No hubo familia para Karl Fontenot.
La búsqueda de los restos de Denice Haraway seguía adelante con ahínco. La pregunta que muchos se planteaban era obvia: «Si esos dos han confesado, ¿cómo es posible que la policía no encuentre el cuerpo?»
La Quinta Enmienda de la Constitución norteamericana protege contra la autoincriminación y, puesto que la manera más fácil de resolver un crimen consiste en conseguir una confesión, existen sólidas normas jurídicas que rigen la conducta de la policía durante los interrogatorios. Buena parte de estas disposiciones ya estaban en vigor antes de 1984.

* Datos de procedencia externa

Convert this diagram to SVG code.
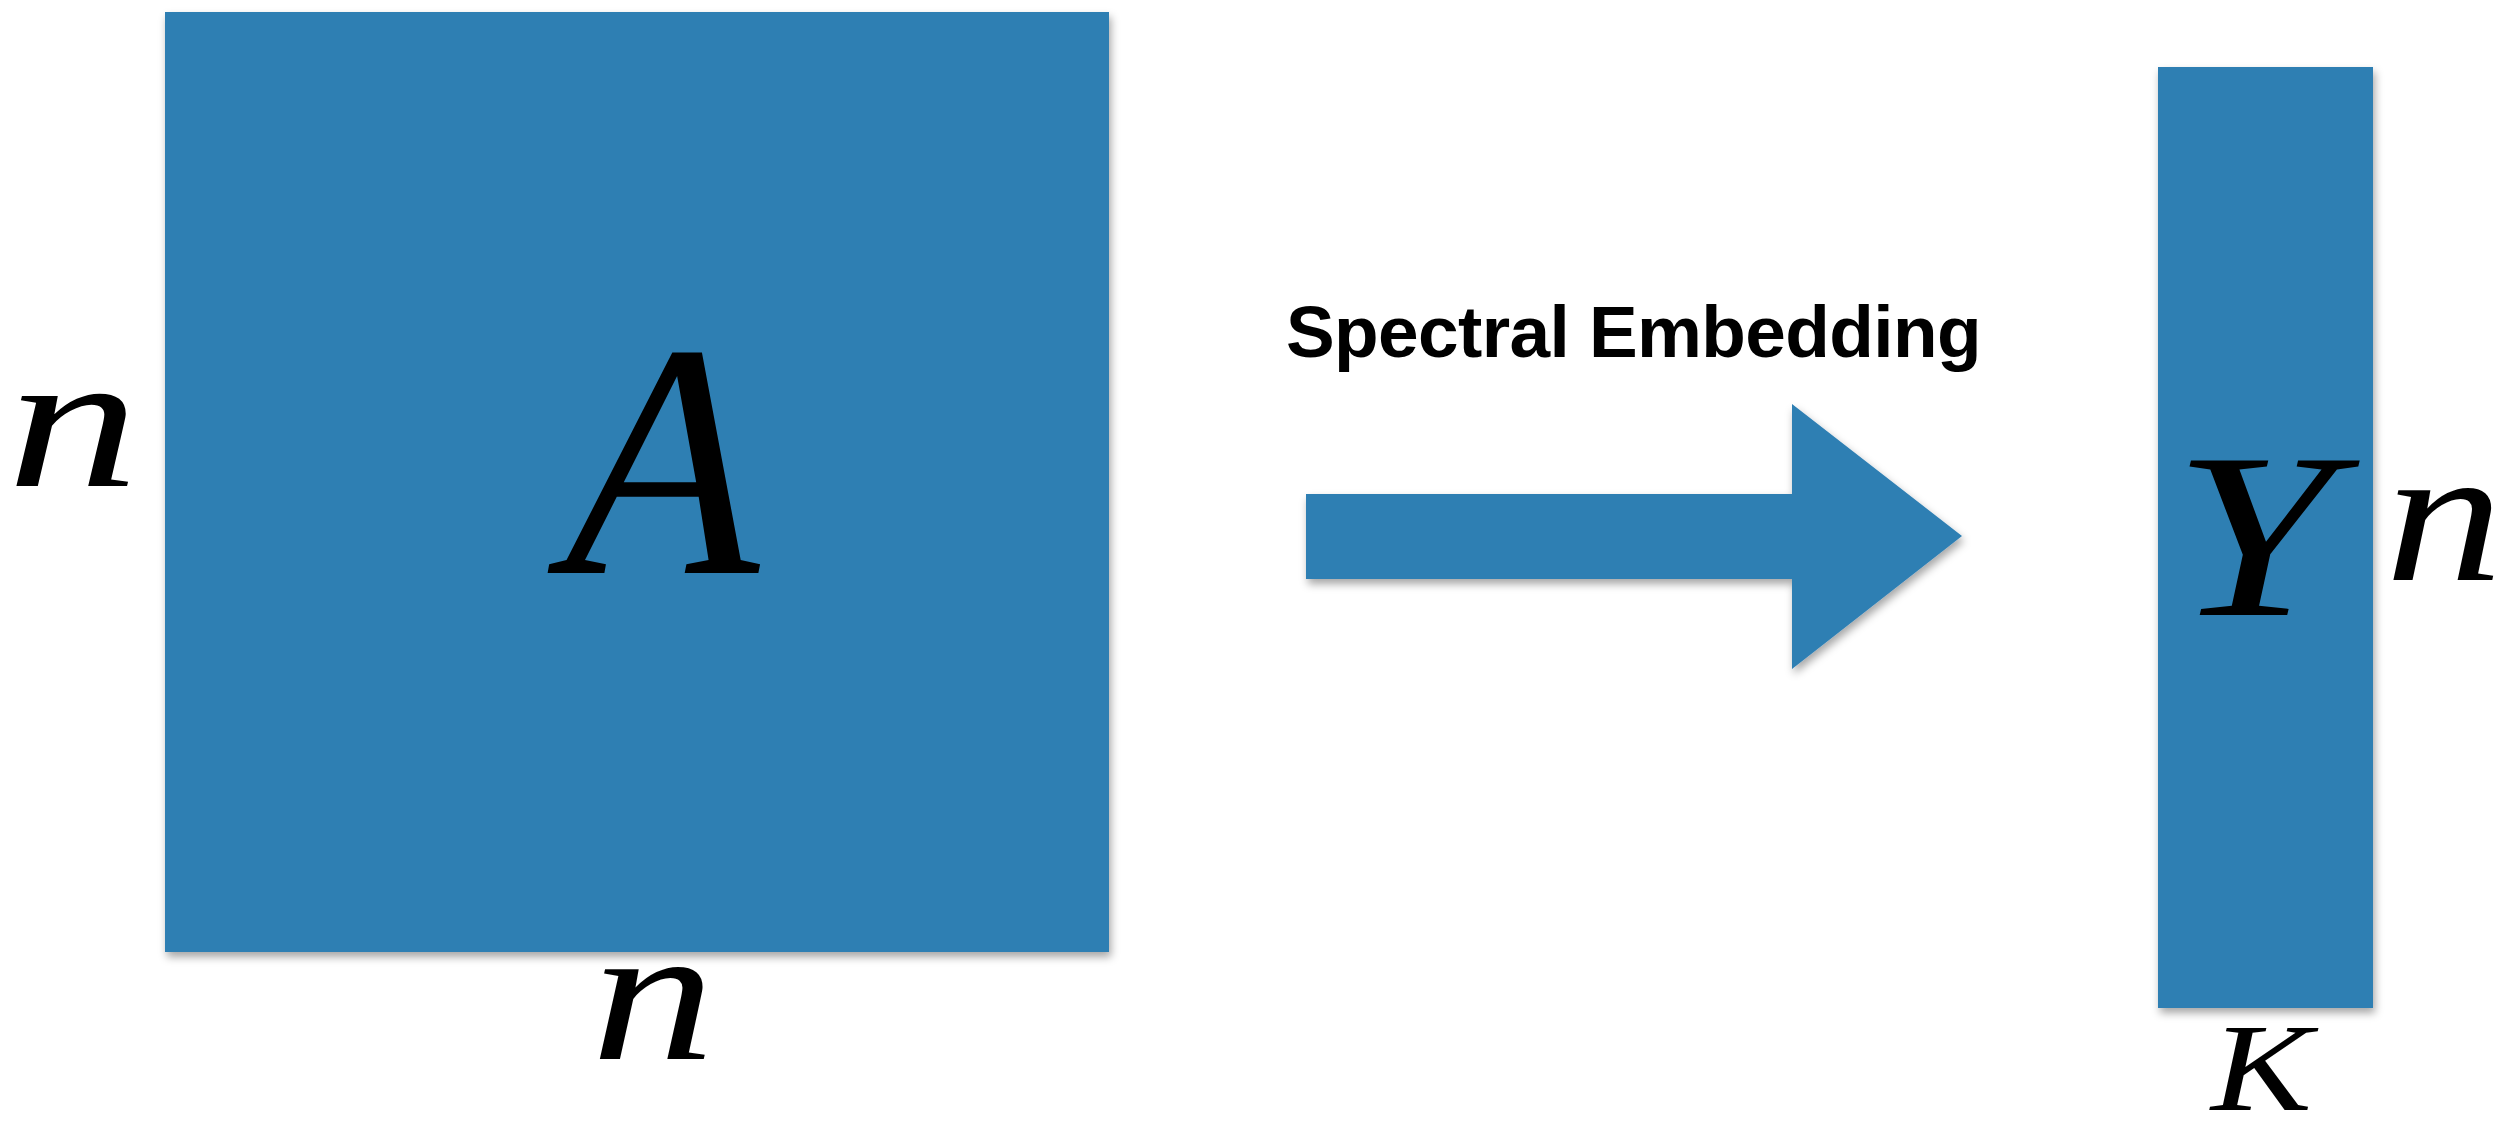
<svg xmlns="http://www.w3.org/2000/svg" width="2501" height="1138" viewBox="0 0 2501 1138">
  <defs>
    <filter id="shadow" x="-5%" y="-5%" width="115%" height="115%">
      <feDropShadow dx="2" dy="5" stdDeviation="4" flood-color="#000" flood-opacity="0.35"/>
    </filter>
  </defs>
  <style>
    .block { fill: #2f7fb3; filter: url(#shadow); }
    .math { font-family: "Liberation Serif", "Times New Roman", serif; font-style: italic; fill: #000; }
    .label { font-family: "Liberation Sans", Arial, Helvetica, sans-serif; font-weight: bold; fill: #000; }
  </style>
  <rect width="2501" height="1138" fill="#ffffff"/>

  <g id="matrix-A">
    <rect class="block" x="165" y="12" width="944" height="940"/>
    <text class="math" x="565" y="573" font-size="334" textLength="194" lengthAdjust="spacingAndGlyphs">A</text>
  </g>

  <g id="label-n-left">
    <text class="math" x="7" y="486" font-size="196" textLength="132" lengthAdjust="spacingAndGlyphs">n</text>
  </g>

  <g id="label-n-bottom">
    <text class="math" x="591" y="1059" font-size="196" textLength="124" lengthAdjust="spacingAndGlyphs">n</text>
  </g>

  <g id="connectors">
    <polygon id="arrow" class="block" points="1306,494 1792,494 1792,404 1962,536 1792,669 1792,579 1306,579"/>
    <text class="label" x="1286" y="357" font-size="73" letter-spacing="-0.6">Spectral Embedding</text>
  </g>

  <g id="matrix-Y">
    <rect class="block" x="2158" y="67" width="215" height="941"/>
    <text class="math" x="2173" y="615" font-size="236" textLength="161" lengthAdjust="spacingAndGlyphs">Y</text>
  </g>

  <g id="label-n-right">
    <text class="math" x="2385" y="580" font-size="196" textLength="118" lengthAdjust="spacingAndGlyphs">n</text>
  </g>

  <g id="label-K">
    <text class="math" x="2211" y="1110" font-size="124" textLength="101" lengthAdjust="spacingAndGlyphs">K</text>
  </g>
</svg>
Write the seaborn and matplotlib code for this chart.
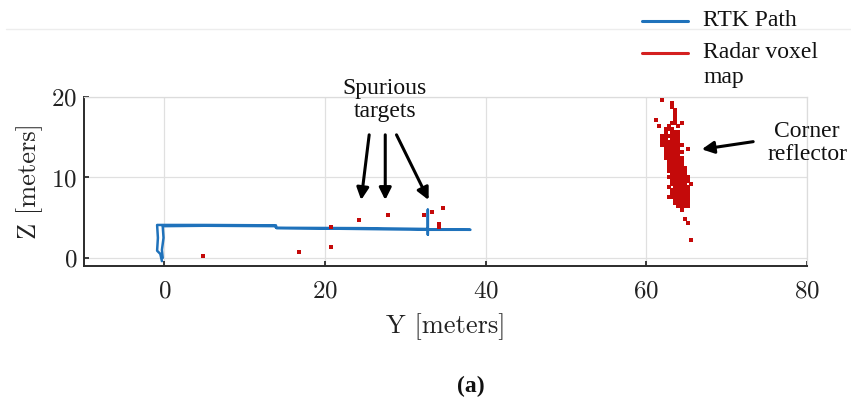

Cien años atrás, en el caso Hopt contra el pueblo de Utah, el Tribunal Supremo estableció que una confesión no es admisible si se obtiene manipulando las esperanzas y los temores del interrogado, privándole de esta manera de la libre voluntad o el autodominio necesario para hacer una declaración voluntaria.
En 1897, en el caso Bram contra el pueblo de Estados Unidos, el alto tribunal dictaminó que una declaración tiene que ser libre y voluntaria, no arrancada por medio de amenazas, violencias o promesas, por muy sutiles que éstas sean. Una declaración de alguien que ha sido amenazado tampoco es admisible.
En 1960, en el caso Blackburn contra el pueblo de Alabama, el tribunal afirmó: «La coacción puede ser tanto mental como física». Al examinar si una confesión se ha obtenido mediante coacción psicológica por parte de la policía, son esenciales los siguientes factores: 1) la extensión del interrogatorio, 2) si éste fue demasiado prolongado, 3) si se efectuó de día o de noche, recelando siempre de las confesiones nocturnas, y 4) perfil psicológico —inteligencia, refinamiento, educación, etc.— del inculpado.
Y, en Miranda contra el pueblo de Arizona, el caso más célebre de autoincriminación, el máximo órgano judicial impuso unas salvaguardas procesales para proteger los derechos del acusado. Un sospechoso tiene derecho a no ser obligado a hablar, y cualquier afirmación hecha durante un interrogatorio no se puede utilizar ante un tribunal, salvo que la policía y el fiscal puedan demostrar fehacientemente que el sospechoso había comprendido con toda claridad que 1) tenía derecho a guardar silencio, 2) cualquier cosa que dijera podría ser utilizada en su contra durante el juicio y 3) tenía derecho a contar con un abogado, tanto si podía permitírselo como si no. Si durante un interrogatorio el acusado solicita un abogado, el interrogatorio tiene que suspenderse de inmediato.
El caso Miranda se falló en 1966 y se hizo inmediatamente famoso. Muchos departamentos de policía no lo tuvieron en cuenta hasta que varios delincuentes quedaron en libertad por no haber sido debidamente informados de sus derechos. Fue una jurisprudencia duramente criticada por muchos amantes de la ley y el orden, los cuales acusaron al tribunal de mimar a los chicos malos. Como sea, se incorporó rápidamente a nuestra cultura, y desde entonces todos los policías de las series televisivas comienzan por «tiene usted derecho a guardar silencio» en el momento de practicar una detención.
Rogers, Smith y Featherstone conocían su importancia y se ocuparon de que la lectura de los derechos Miranda de Tommy fuera debidamente grabada. Lo que no se vio en el vídeo fueron las cinco horas y media de incesantes amenazas y malos tratos verbales.
Las confesiones de Ward y Fontenot fueron desastrosas desde el punto de vista constitucional, pero en aquel momento, en octubre de 1984, la policía seguía pensando que encontraría el cadáver y, por consiguiente, una prueba fehaciente. Además, cualquier juicio que fuera a celebrarse quedaba a muchos meses vista. Disponían de bastante tiempo para elaborar una sólida acusación contra Ward y Fontenot, o eso creían ellos.
Pero el cuerpo no se encontró. Tommy y Karl no tenían ni idea de dónde estaba y así lo habían declarado repetidamente. Los meses fueron pasando sin que se encontrara la menor prueba. Las confesiones iban adquiriendo una creciente importancia; de hecho, se convertirían en la única prueba de que dispondría la fiscalía durante el juicio.